Radoslaw Sikorski, Poland's former defence minister, outlined the transformation of NATO after it was founded in the aftermath of the Second World War. The war ended in 1945, with America having contributed both men and material to the victor. In the global order that was created to rebuild Europe and avoid future conflicts, defence organisations played an important role. NATO 1.0 was a clear defence against Soviet aggression and expansionism, and NATO 2.0 was post-Cold War search for purpose, said Sikorski, with the alliance looking outside North America and Europe after September 11 terrorist attacks on the United States mounted by Islamic extremists, to fight terrorism in Afghanistan and the Middle East. Russia was seen as a possible ally and certainly less of a threat resulting in some European nations effectively disarming.
But the world has changed in recent times with Russia's full-scale invasion of Ukraine in 2022, China's rising ambitions and Washington's desire to shift resources to Asia and the Midde East and away from Europe. "NATO 3.0 will mean that Europe will take more of the burden for conventional defense and the U.S. will take more a cavalry-over-the hill kind of ally. Time may be short to prepare," said Sikorski. Germany and many NATO officials say a battle-hardened Russia would be ready for a war against NATO by 2029, so the pressure is on Europe to become more "war ready" as the Germans say, and on the United States not to create unnecessary vulnerabilities in the meantime.

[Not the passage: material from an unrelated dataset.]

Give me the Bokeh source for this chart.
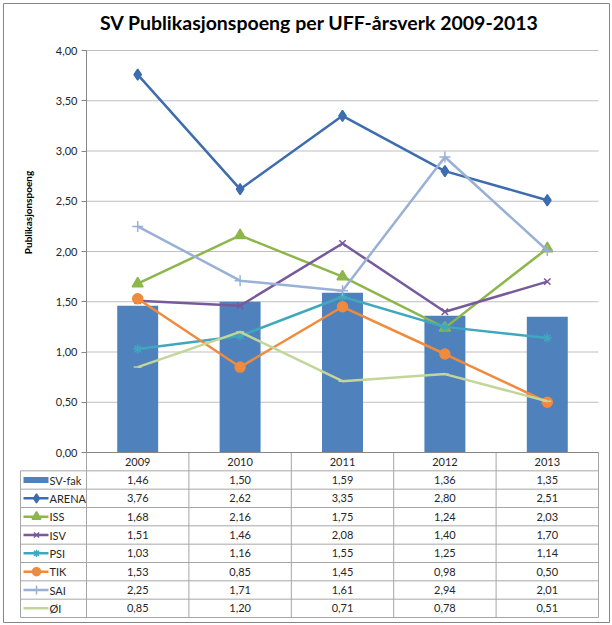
import math
import numpy as np
from bokeh.plotting import figure
from bokeh.models import Range1d, LinearAxis, FixedTicker, CustomJSTickFormatter, Label
from bokeh.core.properties import value
from bokeh.embed import file_html
from bokeh.resources import INLINE

# ---------------- data ----------------
YEARS = ["2009", "2010", "2011", "2012", "2013"]
SV_FAK = [1.46, 1.50, 1.59, 1.36, 1.35]
ARENA = [3.76, 2.62, 3.35, 2.80, 2.51]
ISS = [1.68, 2.16, 1.75, 1.24, 2.03]
ISV = [1.51, 1.46, 2.08, 1.40, 1.70]
PSI = [1.03, 1.16, 1.55, 1.25, 1.14]
TIK = [1.53, 0.85, 1.45, 0.98, 0.50]
SAI = [2.25, 1.71, 1.61, 2.94, 2.01]
OI = [0.85, 1.20, 0.71, 0.78, 0.51]
Y_TICKS = [0.0, 0.5, 1.0, 1.5, 2.0, 2.5, 3.0, 3.5, 4.0]
TITLE = "SV Publikasjonspoeng per UFF-årsverk 2009-2013"
Y_LABEL = "Publikasjonspoeng"
BAR_NAME = "SV-fak"
LINE_NAMES = ["ARENA", "ISS", "ISV", "PSI", "TIK", "SAI", "ØI"]
LINE_VALUES = [ARENA, ISS, ISV, PSI, TIK, SAI, OI]

# ---------------- styles ----------------
BAR_COLOR = "#4F81BD"
LINE_STYLE = {
    "ARENA": ("#3D6DAE", "diamond", 11),
    "ISS": ("#8DB64B", "triangle", 11),
    "ISV": ("#775A9C", "x", 9),
    "PSI": ("#3FA8BF", "asterisk", 9),
    "TIK": ("#F08A3C", "circle", 10),
    "SAI": ("#98B1D5", "cross", 11),
    "ØI": ("#C2D69A", "dash", 8),
}
FONT = "Lato"
TEXT_COLOR = "#262626"
GRID_COLOR = "#BFBFBF"
TABLE_COLOR = "#A6A6A6"
AXIS_COLOR = "#868686"

# ---------------- layout (page pixels) ----------------
W, H = 612, 625
MB = 3
PAGE_X0, PAGE_Y0 = 0, 0
PLOT_L, PLOT_R = 86, 598
Y_TOP_PX, Y_ZERO_PX = 50, 452
TABLE_BOTTOM_PX = 617
LEGEND_L_PX = 20

sx = (PLOT_R - PLOT_L) / len(YEARS)
sy = (Y_ZERO_PX - Y_TOP_PX) / Y_TICKS[-1]


def dx(px):
    return (px - PLOT_L) / sx


def dy(py):
    return (Y_ZERO_PX - py) / sy


frame_l, frame_r = PAGE_X0 + MB, PAGE_X0 + W - MB
frame_t, frame_b = PAGE_Y0 + MB, PAGE_Y0 + H - MB

p = figure(width=W, height=H, output_backend="svg", toolbar_location=None,
           x_range=Range1d(dx(frame_l), dx(frame_r)),
           y_range=Range1d(dy(frame_b), dy(frame_t)),
           x_axis_location=None, y_axis_location=None,
           min_border_left=MB, min_border_right=MB, min_border_top=MB, min_border_bottom=MB)
p.outline_line_color = AXIS_COLOR
p.outline_line_width = 1
p.background_fill_color = "white"
p.border_fill_color = "white"
p.xgrid.grid_line_color = None
p.ygrid.grid_line_color = None

xs = np.arange(len(YEARS)) + 0.5

# gridlines (not at zero)
grid_y = [t for t in Y_TICKS if t > 0]
p.segment(x0=[0] * len(grid_y), x1=[len(YEARS)] * len(grid_y), y0=grid_y, y1=grid_y,
          line_color=GRID_COLOR, line_width=1)

# y axis placed at x = 0
yaxis = LinearAxis(fixed_location=0, ticker=FixedTicker(ticks=Y_TICKS),
                   formatter=CustomJSTickFormatter(code="return tick.toFixed(2).replace('.', ',');"),
                   bounds=(Y_TICKS[0], Y_TICKS[-1]))
yaxis.axis_line_color = AXIS_COLOR
yaxis.major_tick_line_color = AXIS_COLOR
yaxis.major_tick_out = 5
yaxis.major_tick_in = 0
yaxis.minor_tick_line_color = None
yaxis.major_label_text_font = FONT
yaxis.major_label_text_font_size = "11px"
yaxis.major_label_text_color = TEXT_COLOR
yaxis.major_label_standoff = 4
p.add_layout(yaxis, "left")

# bars
p.vbar(x=xs, top=SV_FAK, width=0.4, fill_color=BAR_COLOR, line_color=None)

# lines
for name, vals in zip(LINE_NAMES, LINE_VALUES):
    color, marker, size = LINE_STYLE[name]
    p.line(xs, vals, line_color=color, line_width=2.5)
    p.scatter(xs, vals, marker=marker, size=size, fill_color=color, line_color=color,
              line_width=1.5)

# ---------------- data table ----------------
n_rows = 2 + len(LINE_NAMES)
row_h = (dy(Y_ZERO_PX) - dy(TABLE_BOTTOM_PX)) / n_rows


def row_center(r):
    return -(r + 0.5) * row_h


def row_edge(r):
    return -r * row_h


leg_l = dx(LEGEND_L_PX)
# horizontal lines
hx0 = [0] + [leg_l] * n_rows
hy = [row_edge(r) for r in range(n_rows + 1)]
p.segment(x0=hx0, x1=[len(YEARS)] * len(hy), y0=hy, y1=hy, line_color=TABLE_COLOR, line_width=1)
# vertical lines
vx = list(range(len(YEARS) + 1))
p.segment(x0=vx, x1=vx, y0=[0] * len(vx), y1=[row_edge(n_rows)] * len(vx),
          line_color=TABLE_COLOR, line_width=1)
p.segment(x0=[leg_l], x1=[leg_l], y0=[row_edge(1)], y1=[row_edge(n_rows)],
          line_color=TABLE_COLOR, line_width=1)
# axis line at zero drawn darker
p.segment(x0=[0], x1=[len(YEARS)], y0=[0], y1=[0], line_color=AXIS_COLOR, line_width=1)

text_kw = dict(text_font=value(FONT), text_font_size="11px", text_color=TEXT_COLOR,
               text_baseline="middle")
# header
p.text(x=xs, y=[row_center(0)] * len(YEARS), text=YEARS, text_align="center", **text_kw)

all_names = [BAR_NAME] + LINE_NAMES
all_vals = [SV_FAK] + LINE_VALUES
for r, (name, vals) in enumerate(zip(all_names, all_vals), start=1):
    yc = row_center(r)
    p.text(x=xs, y=[yc] * len(vals), text=[f"{v:.2f}".replace(".", ",") for v in vals],
           text_align="center", **text_kw)
    p.text(x=[dx(49)], y=[yc], text=[name], text_align="left", **text_kw)

# legend keys
ks_l, ks_r, ks_m = dx(23), dx(48), dx(36)
p.rect(x=[(ks_l + ks_r) / 2], y=[row_center(1)], width=ks_r - ks_l, height=6,
       height_units="screen", fill_color=BAR_COLOR, line_color=None)
for r, name in enumerate(LINE_NAMES, start=2):
    color, marker, size = LINE_STYLE[name]
    yc = row_center(r)
    p.line([ks_l, ks_r], [yc, yc], line_color=color, line_width=2.5)
    p.scatter([ks_m], [yc], marker=marker, size=size * 0.8, fill_color=color,
              line_color=color, line_width=1.5)

# titles
p.add_layout(Label(x=dx(319), y=dy(22), text=TITLE, text_font=FONT, text_font_size="19.5px",
                   text_font_style="bold", text_align="center", text_baseline="middle",
                   text_color="#000000"))
p.add_layout(Label(x=dx(27), y=dy(212), text=Y_LABEL, angle=math.pi / 2, text_font=FONT,
                   text_font_size="10px", text_font_style="bold", text_align="center",
                   text_baseline="middle", text_color="#000000"))

open("out.html", "w").write(file_html(p, INLINE))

In the Ankara NATO summit, President Trump kept the pressure on other NATO members to pay more for defence, and to stick to the commitment made in the 2025 summit to increase spending to 5 per cent of gross national product by 2035. Mathew Whitatker, the US ambassador to NATO, signaled to allies before they came together for the summit in Ankara that there may be benefits for those who pay up and difficulties for those who lag behind the others.
That the Middle East was on Trump's mind became clear at the news conference he addressed after the summit. He used harsh words to describe how he saw the Middle East leadership. This was true, in particular, for the leaders of Iran. He called them "evil, sick people, scum, liars, cuckoo" and announced that he was walking away from the ceasefire agreement JD Vance, his Vice President, had negotiated with the Iranian leadership. Pakistan was actively involved as a mediator, with Field Marshal Asim Munir shuttling between Tehran and Islamabad to bring the two sides together. Munir also stayed in touch with Trump and the White House.
"The United States is holding Iran accountable for recent unjustified aggression against commercial shipping and civilian crews feely navigating a vital international waterway," said the US Central Command in a statement. President Trump posting of Truth Social said the strikes were carried out in "retribution" on ships on July 8. "If it happens again, it will get much worse."